Chapter 2 – Individuals (Previously known as Act 22)
- Annual charitable donation: Under the new law, grantees will need to make a $10,000 annual charitable donation – $5,000 of that donation will go to a government-approved list of charities and $5,000 may go to any Puerto Rican charity of your choice. NOTE: under the current rules in effect through December 31, 2019, this amount is $5,000.
- Real estate requirement: Under the new law, grantees must purchase – within two years of obtaining the decree – real estate property in Puerto Rico, which shall be the grantee’s primary residence throughout the validity of the decree. NOTE: under the current rules in effect through December 31, 2019, there is no real estate requirement. Based on our interpretation, this purchased real estate property cannot be rented out.
- Crypto and other crypto-assets: Under the new law, cryptocurrencies and other crypto-assets are explicitly included as eligible for tax exemption.
Chapter 3 – Exportation of Goods and Services (Previously known as Act 20)
- Employee requirement: Under the new law, exempt businesses must directly employ at least 1 full time employee. NOTE: under the current rules in effect through December 31, 2019, there is no employment requirement.
- Audit by OITE: Under the new law, the Office of Industrial Tax Exemption (“OITE”) will perform an independent audit of exempt Act 20 businesses at least every two years. Please note: it is unclear if this will apply to prior Act 20’s established prior to the new incentive code.
- Blockchain: Under the new law, Blockchain-related services are specifically included as an Act 20 eligible business activity.

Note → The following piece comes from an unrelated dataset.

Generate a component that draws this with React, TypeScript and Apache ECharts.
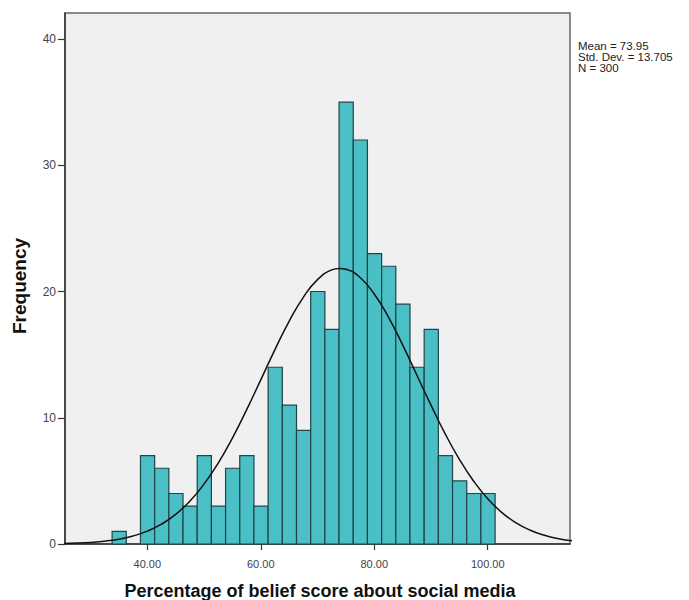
import React, { useEffect, useRef } from "react";
import * as echarts from "echarts";

// Histogram bins: lower edge, frequency (bin width 2.5)
const binStarts = [33.8, 36.3, 38.8, 41.3, 43.8, 46.3, 48.8, 51.3, 53.8, 56.3, 58.8, 61.3, 63.8, 66.3, 68.8, 71.3, 73.8, 76.3, 78.8, 81.3, 83.8, 86.3, 88.8, 91.3, 93.8, 96.3, 98.8];
const binWidth = 2.5;
const counts = [1, 0, 7, 6, 4, 3, 7, 3, 6, 7, 3, 14, 11, 9, 20, 17, 35, 32, 23, 22, 19, 14, 17, 7, 5, 4, 4];

// Normal curve points (x, frequency)
const curveX = [25, 27.5, 30, 32.5, 35, 37.5, 40, 42.5, 45, 47.5, 50, 52.5, 55, 57.5, 60, 62.5, 65, 67.5, 70, 72.5, 73.95, 75, 77.5, 80, 82.5, 85, 87.5, 90, 92.5, 95, 97.5, 100, 102.5, 105, 107.5, 110, 112.5, 115];
const curveY = [0.037, 0.07, 0.128, 0.225, 0.385, 0.636, 1.016, 1.569, 2.345, 3.39, 4.741, 6.414, 8.394, 10.62, 13.0, 15.4, 17.64, 19.54, 20.94, 21.71, 21.83, 21.77, 21.11, 19.8, 17.97, 15.77, 13.39, 11.0, 8.73, 6.71, 4.99, 3.585, 2.49, 1.676, 1.091, 0.687, 0.418, 0.246];

const xTicks = [40, 60, 80, 100];
const yTicks = [0, 10, 20, 30, 40];
const statsLines = ["Mean = 73.95", "Std. Dev. = 13.705", "N = 300"];
const xTitle = "Percentage of belief score about social media";
const yTitle = "Frequency";

export default function App() {
  const ref = useRef<HTMLDivElement>(null);
  useEffect(() => {
    if (!ref.current) return;
    const chart = echarts.init(ref.current, null, { renderer: "svg" });
    const barData = binStarts
      .map((s, i) => [s, s + binWidth, counts[i]])
      .filter((d) => d[2] > 0);
    const font = "Arial, 'Liberation Sans', sans-serif";
    chart.setOption({
      animation: false,
      backgroundColor: "#ffffff",
      grid: {
        left: 65,
        right: 119,
        top: 13,
        bottom: 56,
        show: true,
        backgroundColor: "#F0F0F0",
        borderColor: "#666666",
        borderWidth: 1.5,
      },
      xAxis: {
        type: "value",
        min: 25.5,
        max: 114.5,
        axisLine: { show: true, onZero: false, lineStyle: { color: "#333", width: 1.5 } },
        axisTick: { show: true, length: 6, customValues: xTicks, lineStyle: { color: "#333", width: 1.2 } },
        axisLabel: {
          customValues: xTicks,
          formatter: (v: number) => v.toFixed(2),
          fontFamily: font,
          fontSize: 11,
          color: "#444",
          margin: 14,
        },
        splitLine: { show: false },
      },
      yAxis: {
        type: "value",
        min: 0,
        max: 42.06,
        axisLine: { show: true, lineStyle: { color: "#333", width: 1.5 } },
        axisTick: { show: true, length: 7, customValues: yTicks, lineStyle: { color: "#333", width: 1.2 } },
        axisLabel: {
          customValues: yTicks,
          fontFamily: font,
          fontSize: 12,
          color: "#444",
          margin: 9,
        },
        splitLine: { show: false },
      },
      series: [
        {
          type: "custom",
          data: barData,
          encode: { x: [0, 1], y: 2 },
          renderItem: (params: any, api: any) => {
            const x0 = api.value(0);
            const x1 = api.value(1);
            const y = api.value(2);
            const p0 = api.coord([x0, y]);
            const p1 = api.coord([x1, 0]);
            return {
              type: "rect",
              shape: { x: p0[0], y: p0[1], width: p1[0] - p0[0], height: p1[1] - p0[1] },
              style: { fill: "#4BBFC6", stroke: "#1F4449", lineWidth: 1.2 },
            };
          },
          z: 2,
        },
        {
          type: "line",
          data: curveX.map((x, i) => [x, curveY[i]]),
          smooth: true,
          showSymbol: false,
          lineStyle: { color: "#111", width: 1.5 },
          clip: true,
          z: 3,
        },
      ],
      graphic: [
        ...statsLines.map((t, i) => ({
          type: "text",
          x: 578,
          y: 45.5 + i * 11,
          style: { text: t, font: `11.5px ${font}`, fill: "#222", verticalAlign: "middle", align: "left" },
        })),
        {
          type: "text",
          x: 320,
          y: 591,
          style: { text: xTitle, font: `bold 18px ${font}`, fill: "#111", align: "center", verticalAlign: "middle" },
        },
        {
          type: "text",
          x: 19,
          y: 286,
          rotation: Math.PI / 2,
          style: { text: yTitle, font: `bold 19px ${font}`, fill: "#111", align: "center", verticalAlign: "middle" },
        },
      ],
    });
    return () => chart.dispose();
  }, []);
  return <div ref={ref} style={{ position: "absolute", left: 0, top: 0, width: 689, height: 600 }} />;
}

- Reduction of property taxes: Under the new law, exempt businesses will enjoy a seventy-five percent (75%) exemption on the municipal and state property taxes during the validity of the decree. Businesses that qualify as “Small and Medium Businesses” (“PYMES”, as its Spanish acronym) will also enjoy 100% exemption on municipal and state property taxes during their first 5 years of operation.
- Reduction of municipal taxes: Under the new law, the exempt businesses will enjoy a fifty percent (50%) exception on municipal contributions or municipal patents applicable to eligible services provided by the businesses during the validity of the decree.

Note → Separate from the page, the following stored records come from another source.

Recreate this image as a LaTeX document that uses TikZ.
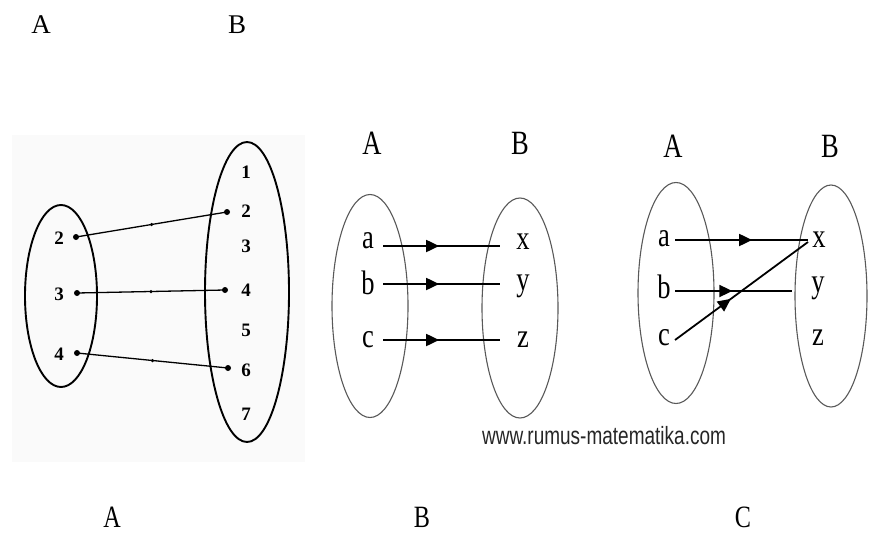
\documentclass[tikz,border=0pt]{standalone}
\usepackage{fontspec}
\setmainfont{Liberation Serif}
\newfontfamily\condserif[FakeStretch=0.78]{Liberation Serif}
\newfontfamily\wmfont[FakeStretch=0.76]{Liberation Sans}
\usetikzlibrary{arrows.meta,decorations.markings,shapes.geometric}
\begin{document}
\begin{tikzpicture}[x=1pt,y=-1pt,
  toplbl/.style={font=\fontsize{27}{27}\selectfont, inner sep=0},
  botlbl/.style={font=\condserif\fontsize{31}{31}\selectfont, inner sep=0, anchor=base},
  num/.style={font=\bfseries\fontsize{19}{19}\selectfont, inner sep=0},
  letr/.style={font=\condserif\fontsize{34}{34}\selectfont, inner sep=0},
  setell/.style={draw, ellipse, inner sep=0},
  dotn/.style={circle, fill=black, inner sep=0, minimum size=6pt},
  smalldot/.style={circle, fill=black, inner sep=0, minimum size=3.5pt},
  mapline/.style={line width=1.3pt},
  arr/.style={line width=1.8pt, postaction={decorate},
    decoration={markings, mark=at position #1 with {\arrow{Triangle[length=13pt,width=12pt]}}}},
]
\useasboundingbox (0,0) rectangle (882,532);
\fill[black!2] (12,135) rectangle (305,462);

% top labels
\node[toplbl] (tA) at (41,25) {A};
\node[toplbl] (tB) at (237,25) {B};

% bottom labels
\node[botlbl] (bA) at (112,527) {A};
\node[botlbl] (bB) at (422,527) {B};
\node[botlbl] (bC) at (743,527) {C};

% ---------- diagram 1 ----------
\node[setell, line width=1.9pt, minimum width=72, minimum height=182] (E1L) at (61,296) {};
\node[setell, line width=1.9pt, minimum width=84, minimum height=300] (E1R) at (247,292) {};
\node[num] (n2) at (59,238) {2};
\node[num] (n3) at (59,294) {3};
\node[num] (n4) at (59,354) {4};
\node[num] (m1) at (246,172) {1};
\node[num] (m2) at (246,211) {2};
\node[num] (m3) at (246,246) {3};
\node[num] (m4) at (246,290) {4};
\node[num] (m5) at (246,330) {5};
\node[num] (m6) at (246,370) {6};
\node[num] (m7) at (246,414) {7};
\node[dotn] (d2) at (76,237) {};
\node[dotn] (d3) at (77,293) {};
\node[dotn] (d4) at (77,353) {};
\node[dotn] (e2) at (227,212) {};
\node[dotn] (e4) at (225,290) {};
\node[dotn] (e6) at (228,368) {};
\draw[mapline] (d2.center) -- node[smalldot]{} (e2.center);
\draw[mapline] (d3.center) -- node[smalldot]{} (e4.center);
\draw[mapline] (d4.center) -- node[smalldot]{} (e6.center);

% ---------- diagram 2 ----------
\node[letr] (pA) at (372,143) {A};
\node[letr] (pB) at (520,143) {B};
\node[setell, draw=black!65, line width=1.1pt, minimum width=76, minimum height=223] (E2L) at (370,306) {};
\node[setell, draw=black!65, line width=1.1pt, minimum width=76, minimum height=220] (E2R) at (520,308) {};
\node[letr] (pa) at (368,241) {a};
\node[letr] (pb) at (368,283) {b};
\node[letr] (pc) at (368,340) {c};
\node[letr] (px) at (523,242) {x};
\node[letr] (py) at (523,286) {y};
\node[letr] (pz) at (523,340) {z};
\coordinate (pa0) at (383,246); \coordinate (pa1) at (500,246);
\coordinate (pb0) at (383,284); \coordinate (pb1) at (500,284);
\coordinate (pc0) at (383,340); \coordinate (pc1) at (500,340);
\draw[arr=0.48] (pa0) -- (pa1);
\draw[arr=0.48] (pb0) -- (pb1);
\draw[arr=0.48] (pc0) -- (pc1);

% ---------- diagram 3 ----------
\node[letr] (qA) at (673,146) {A};
\node[letr] (qB) at (830,146) {B};
\node[setell, draw=black!65, line width=1.1pt, minimum width=76, minimum height=221] (E3L) at (676,293) {};
\node[setell, draw=black!65, line width=1.1pt, minimum width=72, minimum height=222] (E3R) at (831,296) {};
\node[letr] (qa) at (664,239) {a};
\node[letr] (qb) at (664,287) {b};
\node[letr] (qc) at (664,338) {c};
\node[letr] (qx) at (819,240) {x};
\node[letr] (qy) at (818,288) {y};
\node[letr] (qz) at (818,338) {z};
\coordinate (qa0) at (675,240); \coordinate (qa1) at (808,240);
\coordinate (qb0) at (675,291); \coordinate (qb1) at (792,291);
\coordinate (qc0) at (675,340); \coordinate (qc1) at (808,242);
\draw[arr=0.58] (qa0) -- (qa1);
\draw[arr=0.49] (qb0) -- (qb1);
\draw[arr=0.42] (qc0) -- (qc1);

% watermark
\node[font=\wmfont\fontsize{25}{25}\selectfont, text=black!85, inner sep=0] (wm) at (604,436) {www.rumus-matematika.com};
\end{tikzpicture}
\end{document}
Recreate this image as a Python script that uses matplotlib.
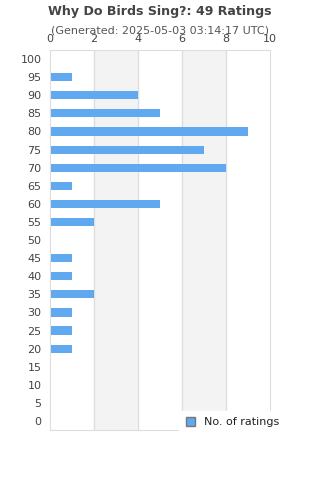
import matplotlib.pyplot as plt
from matplotlib.patches import Patch

categories = [100, 95, 90, 85, 80, 75, 70, 65, 60, 55, 50, 45, 40, 35, 30, 25, 20, 15, 10, 5, 0]
ratings = [0, 1, 4, 5, 9, 7, 8, 1, 5, 2, 0, 1, 1, 2, 1, 1, 1, 0, 0, 0, 0]
x_ticks = [0, 2, 4, 6, 8, 10]

BAR = '#60a8f0'
TXT = '#444444'

fig = plt.figure(figsize=(3.2, 4.8), dpi=100)
ax = fig.add_axes([0.156, 0.104, 0.6875, 0.7917])

# shaded bands behind bars
for lo in [2, 6]:
    ax.axvspan(lo, lo + 2, color='#f3f3f3', zorder=0)
for x in x_ticks[1:-1]:
    ax.axvline(x, color='#dddddd', lw=0.9, zorder=1)

pos = list(range(len(categories)))
ax.barh(pos, ratings, height=0.45, color=BAR, zorder=2)

ax.set_ylim(len(categories) - 0.5, -0.5)
ax.set_yticks(pos)
ax.set_yticklabels([str(c) for c in categories])
ax.set_xlim(0, 10)
ax.set_xticks(x_ticks)
ax.xaxis.tick_top()
ax.tick_params(axis='both', length=0, labelsize=8, colors=TXT)
ax.tick_params(axis='x', pad=4.5)
ax.tick_params(axis='y', pad=6)
for s in ax.spines.values():
    s.set_color('#dddddd')

fig.text(0.5, 0.977, 'Why Do Birds Sing?: 49 Ratings', ha='center', va='center',
         fontsize=9.1, fontweight='bold', color=TXT)
fig.text(0.5, 0.937, '(Generated: 2025-05-03 03:14:17 UTC)', ha='center', va='center',
         fontsize=8, color='#555555')

handle = Patch(facecolor=BAR, edgecolor='#777777', lw=1)
fig.legend([handle], ['No. of ratings'], loc='center left', bbox_to_anchor=(0.543, 0.12),
           frameon=True, fancybox=False, edgecolor='white', framealpha=1,
           fontsize=8, handlelength=0.8, handleheight=0.8, borderpad=0.6,
           labelcolor='#222222')

fig.savefig('out.png', dpi=100)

- Validity of the decrees: Under the new law, the initial decree is granted for a term of 15 years and may be extended for an additional 15 years.
- DDEC Annual Report: Under the new law, The Department of Economic Development and Commerce of Puerto Rico (“DDEC”, as its Spanish acronym) will publish a yearly report on all of the tax incentives requested and granted. The report will include the name of the business and principal shareholders, the date the decree was granted, name of the municipality where the business operates, number of jobs created by the business, etc. Please note: it is unclear if this will apply to decrees established prior to the new incentive code.
Disclaimer: This list is not exhaustive. The information in this email should not be construed as, and should not be relied upon for, legal or tax advice. An attorney should be contacted for advice on specific legal issues.